◆ STORED ROWS:
************

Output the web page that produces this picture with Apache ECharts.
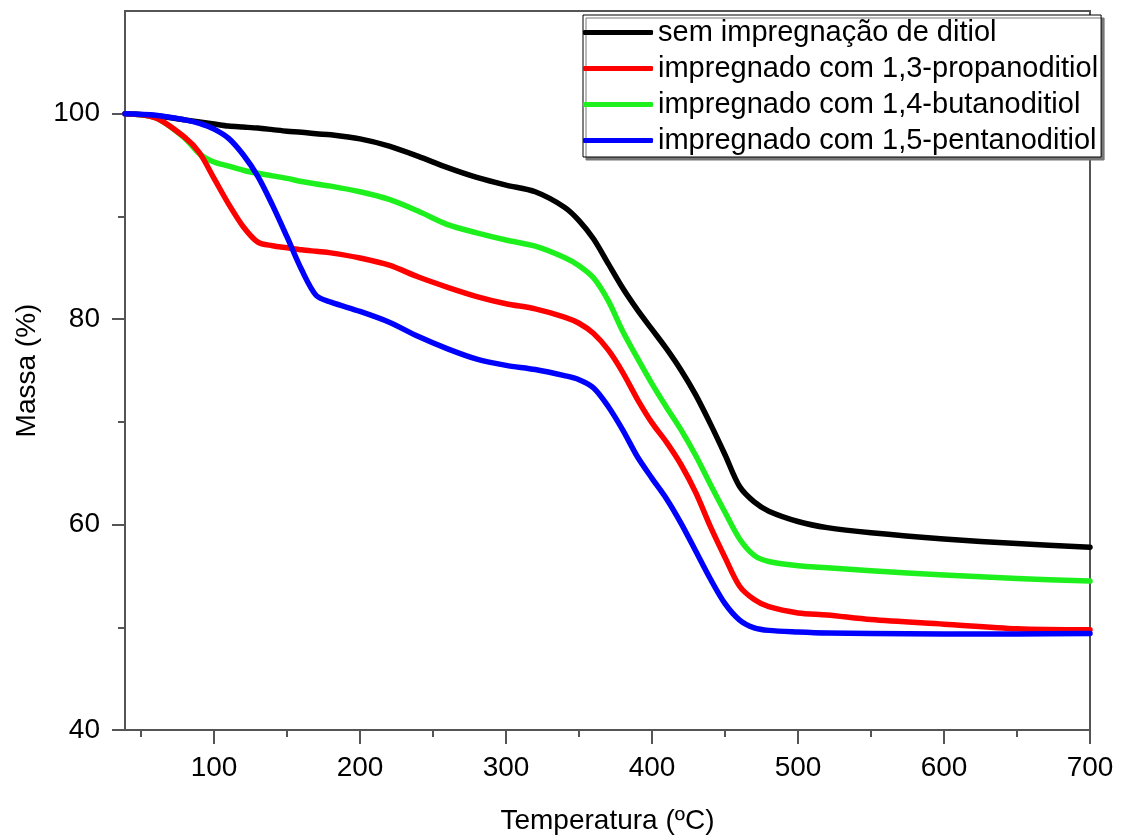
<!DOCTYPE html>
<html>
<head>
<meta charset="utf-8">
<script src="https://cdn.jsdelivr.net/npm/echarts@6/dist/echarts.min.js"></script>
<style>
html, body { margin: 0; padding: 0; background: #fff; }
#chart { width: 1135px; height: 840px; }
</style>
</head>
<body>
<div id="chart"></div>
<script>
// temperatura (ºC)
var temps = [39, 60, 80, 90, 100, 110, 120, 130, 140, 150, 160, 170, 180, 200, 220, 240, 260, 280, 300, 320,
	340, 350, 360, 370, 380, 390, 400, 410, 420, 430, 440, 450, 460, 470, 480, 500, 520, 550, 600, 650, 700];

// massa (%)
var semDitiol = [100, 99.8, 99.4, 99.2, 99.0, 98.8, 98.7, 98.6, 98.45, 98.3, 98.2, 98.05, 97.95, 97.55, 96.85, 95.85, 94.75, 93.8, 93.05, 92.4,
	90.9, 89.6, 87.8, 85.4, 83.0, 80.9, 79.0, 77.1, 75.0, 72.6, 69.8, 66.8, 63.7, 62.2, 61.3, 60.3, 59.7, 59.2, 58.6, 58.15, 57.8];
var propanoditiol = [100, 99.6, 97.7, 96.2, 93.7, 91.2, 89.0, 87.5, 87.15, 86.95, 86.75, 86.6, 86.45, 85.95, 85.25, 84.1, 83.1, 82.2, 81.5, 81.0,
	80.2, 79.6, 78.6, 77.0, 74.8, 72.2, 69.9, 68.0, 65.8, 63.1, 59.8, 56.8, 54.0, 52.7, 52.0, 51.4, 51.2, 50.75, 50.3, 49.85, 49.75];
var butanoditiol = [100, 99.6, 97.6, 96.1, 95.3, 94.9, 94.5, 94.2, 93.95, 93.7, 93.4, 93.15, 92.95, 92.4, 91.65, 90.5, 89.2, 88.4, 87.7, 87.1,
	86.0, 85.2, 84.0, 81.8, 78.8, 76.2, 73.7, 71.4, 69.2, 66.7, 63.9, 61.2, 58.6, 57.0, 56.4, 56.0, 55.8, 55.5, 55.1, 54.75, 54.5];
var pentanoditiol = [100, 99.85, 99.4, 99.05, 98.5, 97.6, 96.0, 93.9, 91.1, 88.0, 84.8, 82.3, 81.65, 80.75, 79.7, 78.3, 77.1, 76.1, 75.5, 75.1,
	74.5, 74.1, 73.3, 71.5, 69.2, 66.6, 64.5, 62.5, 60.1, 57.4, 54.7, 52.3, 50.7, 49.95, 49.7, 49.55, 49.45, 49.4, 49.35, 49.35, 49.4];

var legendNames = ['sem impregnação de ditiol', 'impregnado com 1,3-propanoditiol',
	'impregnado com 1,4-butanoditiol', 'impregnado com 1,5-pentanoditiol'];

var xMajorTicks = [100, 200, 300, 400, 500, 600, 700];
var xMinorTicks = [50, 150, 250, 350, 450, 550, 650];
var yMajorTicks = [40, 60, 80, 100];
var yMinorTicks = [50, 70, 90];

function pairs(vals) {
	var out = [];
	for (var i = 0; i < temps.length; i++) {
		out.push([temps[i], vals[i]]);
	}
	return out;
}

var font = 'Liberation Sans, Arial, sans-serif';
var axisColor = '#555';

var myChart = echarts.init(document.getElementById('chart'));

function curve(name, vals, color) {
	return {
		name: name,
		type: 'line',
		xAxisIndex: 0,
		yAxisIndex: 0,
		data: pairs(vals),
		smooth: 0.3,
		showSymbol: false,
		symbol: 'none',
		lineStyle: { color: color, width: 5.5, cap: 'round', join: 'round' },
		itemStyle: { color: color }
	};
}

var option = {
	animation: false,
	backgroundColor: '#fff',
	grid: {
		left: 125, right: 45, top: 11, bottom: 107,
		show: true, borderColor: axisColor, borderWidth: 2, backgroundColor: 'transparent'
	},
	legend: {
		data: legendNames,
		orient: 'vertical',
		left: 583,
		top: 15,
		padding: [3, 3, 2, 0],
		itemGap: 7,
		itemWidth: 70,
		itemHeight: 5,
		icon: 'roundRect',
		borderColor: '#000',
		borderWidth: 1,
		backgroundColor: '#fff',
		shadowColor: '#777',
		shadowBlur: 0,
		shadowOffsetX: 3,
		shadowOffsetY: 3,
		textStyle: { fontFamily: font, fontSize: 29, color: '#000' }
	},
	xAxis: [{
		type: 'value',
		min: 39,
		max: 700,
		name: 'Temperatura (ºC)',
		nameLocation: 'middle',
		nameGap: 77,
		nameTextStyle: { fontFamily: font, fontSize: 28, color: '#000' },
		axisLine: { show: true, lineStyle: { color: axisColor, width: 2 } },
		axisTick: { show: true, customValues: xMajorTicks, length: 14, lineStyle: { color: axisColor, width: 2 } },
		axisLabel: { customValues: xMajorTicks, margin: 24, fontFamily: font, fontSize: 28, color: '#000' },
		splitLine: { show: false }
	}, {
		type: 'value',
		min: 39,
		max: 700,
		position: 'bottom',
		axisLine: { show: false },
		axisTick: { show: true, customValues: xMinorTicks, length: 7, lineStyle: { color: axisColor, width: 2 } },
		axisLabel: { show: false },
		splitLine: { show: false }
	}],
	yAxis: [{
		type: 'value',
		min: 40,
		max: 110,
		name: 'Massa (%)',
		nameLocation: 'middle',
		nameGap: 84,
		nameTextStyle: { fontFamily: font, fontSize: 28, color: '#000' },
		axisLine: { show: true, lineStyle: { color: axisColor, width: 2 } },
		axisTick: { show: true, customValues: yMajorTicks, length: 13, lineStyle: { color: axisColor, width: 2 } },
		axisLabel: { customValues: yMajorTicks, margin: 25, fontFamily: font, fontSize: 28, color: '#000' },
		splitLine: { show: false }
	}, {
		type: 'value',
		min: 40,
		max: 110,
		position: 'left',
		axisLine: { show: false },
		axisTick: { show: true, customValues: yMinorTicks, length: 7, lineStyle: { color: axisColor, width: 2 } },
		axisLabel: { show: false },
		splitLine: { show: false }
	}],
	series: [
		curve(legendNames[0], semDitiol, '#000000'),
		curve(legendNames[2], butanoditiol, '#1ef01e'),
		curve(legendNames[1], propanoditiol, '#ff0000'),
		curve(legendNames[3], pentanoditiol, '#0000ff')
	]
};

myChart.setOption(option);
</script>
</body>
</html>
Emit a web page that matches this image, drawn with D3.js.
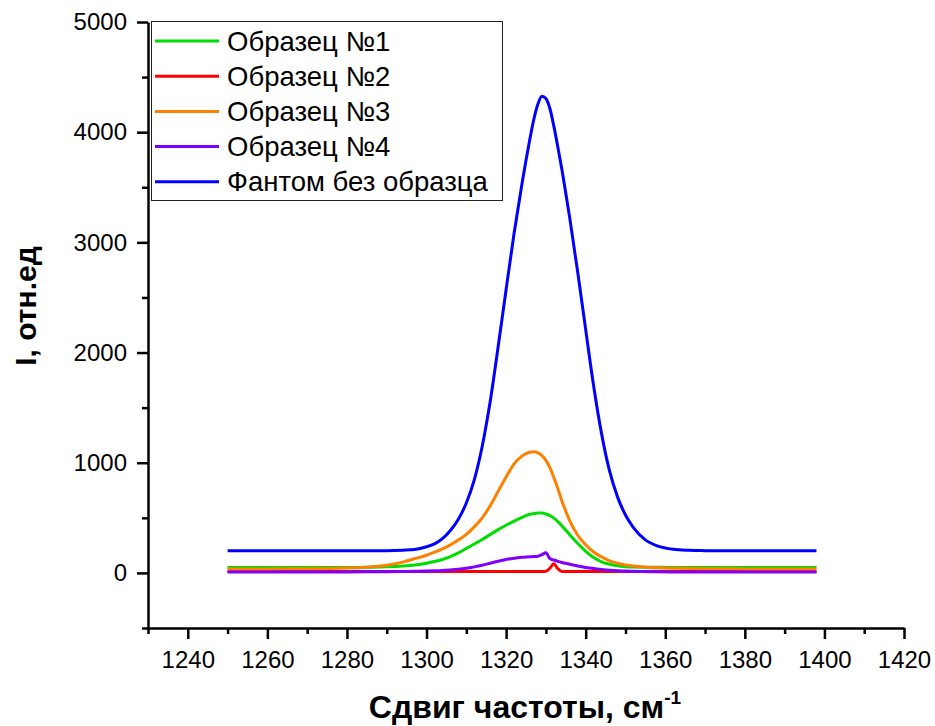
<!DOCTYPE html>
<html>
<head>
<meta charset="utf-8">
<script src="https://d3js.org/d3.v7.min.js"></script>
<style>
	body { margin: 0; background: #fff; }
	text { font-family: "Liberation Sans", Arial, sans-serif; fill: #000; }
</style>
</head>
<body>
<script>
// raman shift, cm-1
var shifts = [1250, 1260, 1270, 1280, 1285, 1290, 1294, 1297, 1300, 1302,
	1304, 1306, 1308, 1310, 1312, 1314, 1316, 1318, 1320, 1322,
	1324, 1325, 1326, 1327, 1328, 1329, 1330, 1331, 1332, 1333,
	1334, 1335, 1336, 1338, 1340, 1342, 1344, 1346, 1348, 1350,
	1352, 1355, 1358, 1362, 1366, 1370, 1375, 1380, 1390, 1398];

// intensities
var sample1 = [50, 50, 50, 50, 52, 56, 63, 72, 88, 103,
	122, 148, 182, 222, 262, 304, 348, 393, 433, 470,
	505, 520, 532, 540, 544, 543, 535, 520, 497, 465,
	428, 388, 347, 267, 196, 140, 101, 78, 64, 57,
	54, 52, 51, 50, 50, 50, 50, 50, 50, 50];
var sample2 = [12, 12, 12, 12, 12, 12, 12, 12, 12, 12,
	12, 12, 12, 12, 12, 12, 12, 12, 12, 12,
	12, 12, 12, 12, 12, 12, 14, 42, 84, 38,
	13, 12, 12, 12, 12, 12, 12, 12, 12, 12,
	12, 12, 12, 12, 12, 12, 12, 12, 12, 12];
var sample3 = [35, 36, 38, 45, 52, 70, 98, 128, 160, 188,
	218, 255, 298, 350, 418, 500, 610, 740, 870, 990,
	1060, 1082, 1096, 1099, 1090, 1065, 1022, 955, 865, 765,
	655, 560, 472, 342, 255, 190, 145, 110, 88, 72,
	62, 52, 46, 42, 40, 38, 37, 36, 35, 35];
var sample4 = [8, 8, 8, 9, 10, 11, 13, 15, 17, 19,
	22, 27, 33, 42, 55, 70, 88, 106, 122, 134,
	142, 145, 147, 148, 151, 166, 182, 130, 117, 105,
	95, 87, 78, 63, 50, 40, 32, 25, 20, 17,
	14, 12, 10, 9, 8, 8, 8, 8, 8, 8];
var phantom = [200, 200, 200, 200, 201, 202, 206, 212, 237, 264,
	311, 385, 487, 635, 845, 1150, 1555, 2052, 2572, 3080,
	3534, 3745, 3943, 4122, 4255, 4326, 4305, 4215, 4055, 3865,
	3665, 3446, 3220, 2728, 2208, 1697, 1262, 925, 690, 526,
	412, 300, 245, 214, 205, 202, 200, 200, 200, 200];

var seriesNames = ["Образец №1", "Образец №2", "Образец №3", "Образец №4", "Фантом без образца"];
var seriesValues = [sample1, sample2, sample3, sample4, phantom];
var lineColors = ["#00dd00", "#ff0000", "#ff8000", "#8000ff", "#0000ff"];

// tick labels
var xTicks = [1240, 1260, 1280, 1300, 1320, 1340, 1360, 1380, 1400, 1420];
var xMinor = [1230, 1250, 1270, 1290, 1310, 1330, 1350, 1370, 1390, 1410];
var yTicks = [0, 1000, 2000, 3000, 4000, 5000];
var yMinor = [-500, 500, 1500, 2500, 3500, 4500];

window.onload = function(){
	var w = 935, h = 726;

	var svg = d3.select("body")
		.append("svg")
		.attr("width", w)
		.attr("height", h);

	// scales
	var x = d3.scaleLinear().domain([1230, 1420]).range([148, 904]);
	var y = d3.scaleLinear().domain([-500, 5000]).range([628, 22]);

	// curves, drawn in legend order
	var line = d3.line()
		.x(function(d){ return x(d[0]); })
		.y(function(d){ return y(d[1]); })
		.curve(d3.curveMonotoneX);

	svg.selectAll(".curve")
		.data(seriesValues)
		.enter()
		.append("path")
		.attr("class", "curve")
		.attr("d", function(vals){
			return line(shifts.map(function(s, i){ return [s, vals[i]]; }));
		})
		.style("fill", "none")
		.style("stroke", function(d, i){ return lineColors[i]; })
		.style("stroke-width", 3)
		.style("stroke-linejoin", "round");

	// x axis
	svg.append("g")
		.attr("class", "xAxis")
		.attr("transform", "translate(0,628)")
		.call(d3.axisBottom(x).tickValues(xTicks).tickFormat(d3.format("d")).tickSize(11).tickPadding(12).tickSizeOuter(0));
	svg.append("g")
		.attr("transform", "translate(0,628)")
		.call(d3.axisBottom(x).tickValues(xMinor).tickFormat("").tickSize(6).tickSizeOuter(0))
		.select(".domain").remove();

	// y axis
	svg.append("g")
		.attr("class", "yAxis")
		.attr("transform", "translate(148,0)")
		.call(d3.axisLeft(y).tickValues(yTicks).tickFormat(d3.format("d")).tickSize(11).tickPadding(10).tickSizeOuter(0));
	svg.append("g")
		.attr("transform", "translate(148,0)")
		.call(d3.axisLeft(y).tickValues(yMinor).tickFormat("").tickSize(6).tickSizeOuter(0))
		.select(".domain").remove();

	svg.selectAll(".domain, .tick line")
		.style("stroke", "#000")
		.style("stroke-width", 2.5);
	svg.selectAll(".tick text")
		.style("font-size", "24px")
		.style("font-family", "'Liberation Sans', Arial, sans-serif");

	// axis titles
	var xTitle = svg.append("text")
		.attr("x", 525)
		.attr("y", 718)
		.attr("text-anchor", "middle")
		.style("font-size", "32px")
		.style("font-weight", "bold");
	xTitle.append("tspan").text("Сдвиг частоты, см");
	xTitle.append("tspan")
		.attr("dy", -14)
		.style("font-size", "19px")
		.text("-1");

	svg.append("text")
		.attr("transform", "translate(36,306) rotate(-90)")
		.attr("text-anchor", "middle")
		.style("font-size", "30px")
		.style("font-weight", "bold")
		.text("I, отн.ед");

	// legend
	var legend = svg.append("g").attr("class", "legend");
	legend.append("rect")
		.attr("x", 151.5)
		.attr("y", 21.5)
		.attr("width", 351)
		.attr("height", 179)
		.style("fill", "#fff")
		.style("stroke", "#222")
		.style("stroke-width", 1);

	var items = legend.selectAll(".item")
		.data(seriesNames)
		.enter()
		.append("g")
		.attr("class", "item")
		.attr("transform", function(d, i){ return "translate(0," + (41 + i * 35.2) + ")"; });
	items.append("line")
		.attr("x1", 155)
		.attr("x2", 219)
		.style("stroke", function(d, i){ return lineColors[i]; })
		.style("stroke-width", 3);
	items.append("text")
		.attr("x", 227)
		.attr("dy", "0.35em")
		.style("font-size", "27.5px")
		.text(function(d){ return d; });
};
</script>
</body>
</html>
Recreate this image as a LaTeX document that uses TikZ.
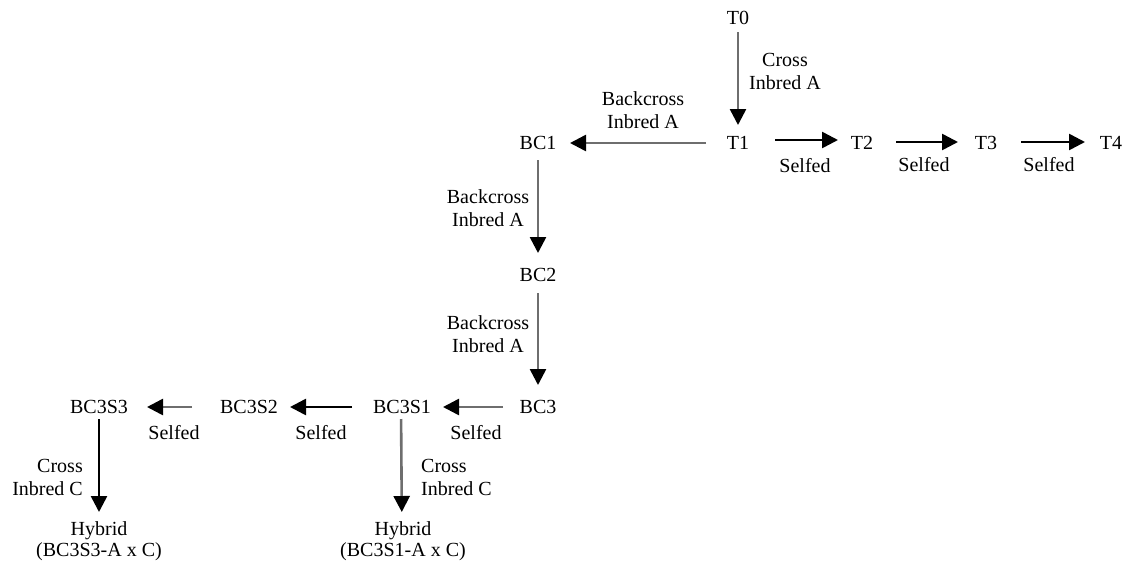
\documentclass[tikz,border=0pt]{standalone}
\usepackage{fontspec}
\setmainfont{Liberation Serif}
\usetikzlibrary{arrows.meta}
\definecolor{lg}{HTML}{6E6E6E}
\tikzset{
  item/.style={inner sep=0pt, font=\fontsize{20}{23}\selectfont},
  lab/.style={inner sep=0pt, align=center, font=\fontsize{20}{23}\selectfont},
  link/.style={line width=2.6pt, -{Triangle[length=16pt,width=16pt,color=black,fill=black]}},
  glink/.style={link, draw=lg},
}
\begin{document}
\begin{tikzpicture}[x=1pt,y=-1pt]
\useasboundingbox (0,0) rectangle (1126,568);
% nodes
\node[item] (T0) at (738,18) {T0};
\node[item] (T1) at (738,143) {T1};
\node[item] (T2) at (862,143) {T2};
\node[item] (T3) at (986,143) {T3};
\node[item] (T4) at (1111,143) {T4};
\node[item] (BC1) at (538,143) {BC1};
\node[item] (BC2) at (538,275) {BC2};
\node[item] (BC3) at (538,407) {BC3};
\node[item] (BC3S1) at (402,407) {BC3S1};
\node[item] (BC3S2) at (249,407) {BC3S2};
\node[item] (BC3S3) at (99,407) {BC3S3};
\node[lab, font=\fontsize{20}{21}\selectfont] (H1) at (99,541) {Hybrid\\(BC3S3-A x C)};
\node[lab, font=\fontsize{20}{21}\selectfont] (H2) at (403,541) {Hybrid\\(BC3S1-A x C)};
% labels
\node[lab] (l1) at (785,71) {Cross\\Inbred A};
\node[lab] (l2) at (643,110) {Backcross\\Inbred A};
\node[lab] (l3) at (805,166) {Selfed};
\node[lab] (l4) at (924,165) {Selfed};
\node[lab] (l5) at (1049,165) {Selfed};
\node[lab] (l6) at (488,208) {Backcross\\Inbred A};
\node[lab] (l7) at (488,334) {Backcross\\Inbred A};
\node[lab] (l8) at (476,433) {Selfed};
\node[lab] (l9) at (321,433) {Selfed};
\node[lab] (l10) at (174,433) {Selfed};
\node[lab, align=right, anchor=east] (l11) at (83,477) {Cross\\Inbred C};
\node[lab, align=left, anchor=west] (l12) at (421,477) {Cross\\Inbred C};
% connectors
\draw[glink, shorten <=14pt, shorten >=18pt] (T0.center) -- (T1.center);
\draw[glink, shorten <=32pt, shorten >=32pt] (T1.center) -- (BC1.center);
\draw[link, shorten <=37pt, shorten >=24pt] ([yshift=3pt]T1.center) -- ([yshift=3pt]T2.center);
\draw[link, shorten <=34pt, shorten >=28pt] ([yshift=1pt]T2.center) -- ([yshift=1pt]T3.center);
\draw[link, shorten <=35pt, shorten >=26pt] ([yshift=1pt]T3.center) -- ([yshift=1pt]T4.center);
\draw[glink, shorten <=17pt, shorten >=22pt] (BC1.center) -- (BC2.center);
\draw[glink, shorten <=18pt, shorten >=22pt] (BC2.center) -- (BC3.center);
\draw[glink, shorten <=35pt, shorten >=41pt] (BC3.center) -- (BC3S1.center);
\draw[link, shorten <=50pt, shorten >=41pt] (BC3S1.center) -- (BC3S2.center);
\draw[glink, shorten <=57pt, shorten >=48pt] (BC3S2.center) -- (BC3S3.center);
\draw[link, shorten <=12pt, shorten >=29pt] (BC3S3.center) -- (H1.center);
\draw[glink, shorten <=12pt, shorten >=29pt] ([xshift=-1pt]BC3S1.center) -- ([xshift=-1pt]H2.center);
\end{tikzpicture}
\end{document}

************

◆ WHAT IS EXPECTED:
Using the entries above, reproduce word for word only the lines from the one that contains "Emit a web page" to the one that contains "1352, 1355, 1358, 1362, 1366, 1370, 1375, 1380, 1390, 1398];", both ends included, and drop every picture.

◆ COMPLETE RESPONSE:
Emit a web page that matches this image, drawn with D3.js.
<!DOCTYPE html>
<html>
<head>
<meta charset="utf-8">
<script src="https://d3js.org/d3.v7.min.js"></script>
<style>
	body { margin: 0; background: #fff; }
	text { font-family: "Liberation Sans", Arial, sans-serif; fill: #000; }
</style>
</head>
<body>
<script>
// raman shift, cm-1
var shifts = [1250, 1260, 1270, 1280, 1285, 1290, 1294, 1297, 1300, 1302,
	1304, 1306, 1308, 1310, 1312, 1314, 1316, 1318, 1320, 1322,
	1324, 1325, 1326, 1327, 1328, 1329, 1330, 1331, 1332, 1333,
	1334, 1335, 1336, 1338, 1340, 1342, 1344, 1346, 1348, 1350,
	1352, 1355, 1358, 1362, 1366, 1370, 1375, 1380, 1390, 1398];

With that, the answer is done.